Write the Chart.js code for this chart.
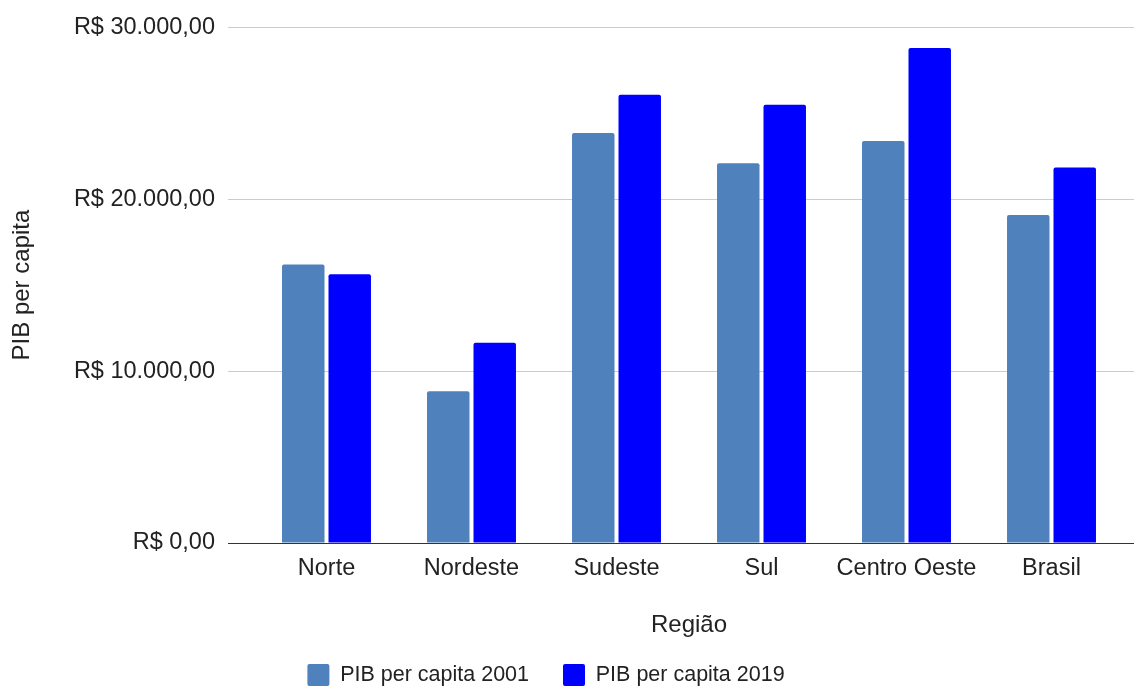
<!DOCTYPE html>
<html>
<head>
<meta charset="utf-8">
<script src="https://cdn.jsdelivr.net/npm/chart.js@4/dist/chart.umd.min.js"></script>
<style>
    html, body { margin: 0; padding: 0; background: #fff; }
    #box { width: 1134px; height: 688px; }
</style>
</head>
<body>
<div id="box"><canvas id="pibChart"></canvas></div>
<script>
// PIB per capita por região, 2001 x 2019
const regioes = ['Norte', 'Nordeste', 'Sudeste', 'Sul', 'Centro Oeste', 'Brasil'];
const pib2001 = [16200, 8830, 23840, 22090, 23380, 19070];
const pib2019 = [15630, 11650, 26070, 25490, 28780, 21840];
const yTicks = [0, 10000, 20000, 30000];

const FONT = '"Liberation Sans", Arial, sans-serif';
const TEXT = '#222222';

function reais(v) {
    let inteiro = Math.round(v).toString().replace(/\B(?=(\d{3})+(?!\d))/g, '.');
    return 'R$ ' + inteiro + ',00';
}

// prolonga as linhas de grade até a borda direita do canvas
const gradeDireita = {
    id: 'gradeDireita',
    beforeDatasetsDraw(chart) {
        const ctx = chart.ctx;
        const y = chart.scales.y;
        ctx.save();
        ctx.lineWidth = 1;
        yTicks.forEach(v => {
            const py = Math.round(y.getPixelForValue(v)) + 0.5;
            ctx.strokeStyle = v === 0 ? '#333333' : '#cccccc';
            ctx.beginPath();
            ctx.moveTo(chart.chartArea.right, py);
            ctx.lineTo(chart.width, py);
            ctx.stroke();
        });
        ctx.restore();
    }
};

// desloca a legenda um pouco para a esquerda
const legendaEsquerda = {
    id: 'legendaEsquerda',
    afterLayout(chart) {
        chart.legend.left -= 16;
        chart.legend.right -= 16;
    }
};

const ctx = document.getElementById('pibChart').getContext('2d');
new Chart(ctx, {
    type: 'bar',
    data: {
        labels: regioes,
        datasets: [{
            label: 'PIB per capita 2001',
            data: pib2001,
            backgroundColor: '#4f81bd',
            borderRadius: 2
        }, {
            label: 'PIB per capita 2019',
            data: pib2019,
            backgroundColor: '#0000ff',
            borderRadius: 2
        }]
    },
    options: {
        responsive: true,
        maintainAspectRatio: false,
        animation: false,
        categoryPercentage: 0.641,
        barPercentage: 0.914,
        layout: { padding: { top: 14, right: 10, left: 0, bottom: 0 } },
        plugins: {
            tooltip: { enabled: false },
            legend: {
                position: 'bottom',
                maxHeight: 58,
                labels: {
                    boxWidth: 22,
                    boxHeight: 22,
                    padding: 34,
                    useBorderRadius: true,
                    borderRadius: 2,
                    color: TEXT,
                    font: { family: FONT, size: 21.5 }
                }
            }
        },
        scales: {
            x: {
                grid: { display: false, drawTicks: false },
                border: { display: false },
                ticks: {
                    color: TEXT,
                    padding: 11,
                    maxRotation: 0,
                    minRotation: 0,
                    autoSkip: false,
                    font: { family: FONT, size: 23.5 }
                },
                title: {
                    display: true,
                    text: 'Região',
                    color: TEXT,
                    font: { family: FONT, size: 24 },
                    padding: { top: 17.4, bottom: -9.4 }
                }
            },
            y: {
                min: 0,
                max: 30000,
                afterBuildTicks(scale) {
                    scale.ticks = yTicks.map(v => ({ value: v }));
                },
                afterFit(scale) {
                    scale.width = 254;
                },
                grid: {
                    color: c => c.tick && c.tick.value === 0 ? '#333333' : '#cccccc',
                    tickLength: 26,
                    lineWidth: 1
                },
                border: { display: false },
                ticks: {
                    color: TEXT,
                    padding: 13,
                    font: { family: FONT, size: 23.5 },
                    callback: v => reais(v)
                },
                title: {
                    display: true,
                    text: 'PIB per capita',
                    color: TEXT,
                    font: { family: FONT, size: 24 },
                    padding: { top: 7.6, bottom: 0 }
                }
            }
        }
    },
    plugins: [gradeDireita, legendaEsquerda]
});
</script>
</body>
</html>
===============
• [Request] Your copy of the data should match it exactly, except that pictures are left out.

• [Answer]
Write the Chart.js code for this chart.
<!DOCTYPE html>
<html>
<head>
<meta charset="utf-8">
<script src="https://cdn.jsdelivr.net/npm/chart.js@4/dist/chart.umd.min.js"></script>
<style>
    html, body { margin: 0; padding: 0; background: #fff; }
    #box { width: 1134px; height: 688px; }
</style>
</head>
<body>
<div id="box"><canvas id="pibChart"></canvas></div>
<script>
// PIB per capita por região, 2001 x 2019
const regioes = ['Norte', 'Nordeste', 'Sudeste', 'Sul', 'Centro Oeste', 'Brasil'];
const pib2001 = [16200, 8830, 23840, 22090, 23380, 19070];
const pib2019 = [15630, 11650, 26070, 25490, 28780, 21840];
const yTicks = [0, 10000, 20000, 30000];

const FONT = '"Liberation Sans", Arial, sans-serif';
const TEXT = '#222222';

function reais(v) {
    let inteiro = Math.round(v).toString().replace(/\B(?=(\d{3})+(?!\d))/g, '.');
    return 'R$ ' + inteiro + ',00';
}

// prolonga as linhas de grade até a borda direita do canvas
const gradeDireita = {
    id: 'gradeDireita',
    beforeDatasetsDraw(chart) {
        const ctx = chart.ctx;
        const y = chart.scales.y;
        ctx.save();
        ctx.lineWidth = 1;
        yTicks.forEach(v => {
            const py = Math.round(y.getPixelForValue(v)) + 0.5;
            ctx.strokeStyle = v === 0 ? '#333333' : '#cccccc';
            ctx.beginPath();
            ctx.moveTo(chart.chartArea.right, py);
            ctx.lineTo(chart.width, py);
            ctx.stroke();
        });
        ctx.restore();
    }
};

// desloca a legenda um pouco para a esquerda
const legendaEsquerda = {
    id: 'legendaEsquerda',
    afterLayout(chart) {
        chart.legend.left -= 16;
        chart.legend.right -= 16;
    }
};

const ctx = document.getElementById('pibChart').getContext('2d');
new Chart(ctx, {
    type: 'bar',
    data: {
        labels: regioes,
        datasets: [{
            label: 'PIB per capita 2001',
            data: pib2001,
            backgroundColor: '#4f81bd',
            borderRadius: 2
        }, {
            label: 'PIB per capita 2019',
            data: pib2019,
            backgroundColor: '#0000ff',
            borderRadius: 2
        }]
    },
    options: {
        responsive: true,
        maintainAspectRatio: false,
        animation: false,
        categoryPercentage: 0.641,
        barPercentage: 0.914,
        layout: { padding: { top: 14, right: 10, left: 0, bottom: 0 } },
        plugins: {
            tooltip: { enabled: false },
            legend: {
                position: 'bottom',
                maxHeight: 58,
                labels: {
                    boxWidth: 22,
                    boxHeight: 22,
                    padding: 34,
                    useBorderRadius: true,
                    borderRadius: 2,
                    color: TEXT,
                    font: { family: FONT, size: 21.5 }
                }
            }
        },
        scales: {
            x: {
                grid: { display: false, drawTicks: false },
                border: { display: false },
                ticks: {
                    color: TEXT,
                    padding: 11,
                    maxRotation: 0,
                    minRotation: 0,
                    autoSkip: false,
                    font: { family: FONT, size: 23.5 }
                },
                title: {
                    display: true,
                    text: 'Região',
                    color: TEXT,
                    font: { family: FONT, size: 24 },
                    padding: { top: 17.4, bottom: -9.4 }
                }
            },
            y: {
                min: 0,
                max: 30000,
                afterBuildTicks(scale) {
                    scale.ticks = yTicks.map(v => ({ value: v }));
                },
                afterFit(scale) {
                    scale.width = 254;
                },
                grid: {
                    color: c => c.tick && c.tick.value === 0 ? '#333333' : '#cccccc',
                    tickLength: 26,
                    lineWidth: 1
                },
                border: { display: false },
                ticks: {
                    color: TEXT,
                    padding: 13,
                    font: { family: FONT, size: 23.5 },
                    callback: v => reais(v)
                },
                title: {
                    display: true,
                    text: 'PIB per capita',
                    color: TEXT,
                    font: { family: FONT, size: 24 },
                    padding: { top: 7.6, bottom: 0 }
                }
            }
        }
    },
    plugins: [gradeDireita, legendaEsquerda]
});
</script>
</body>
</html>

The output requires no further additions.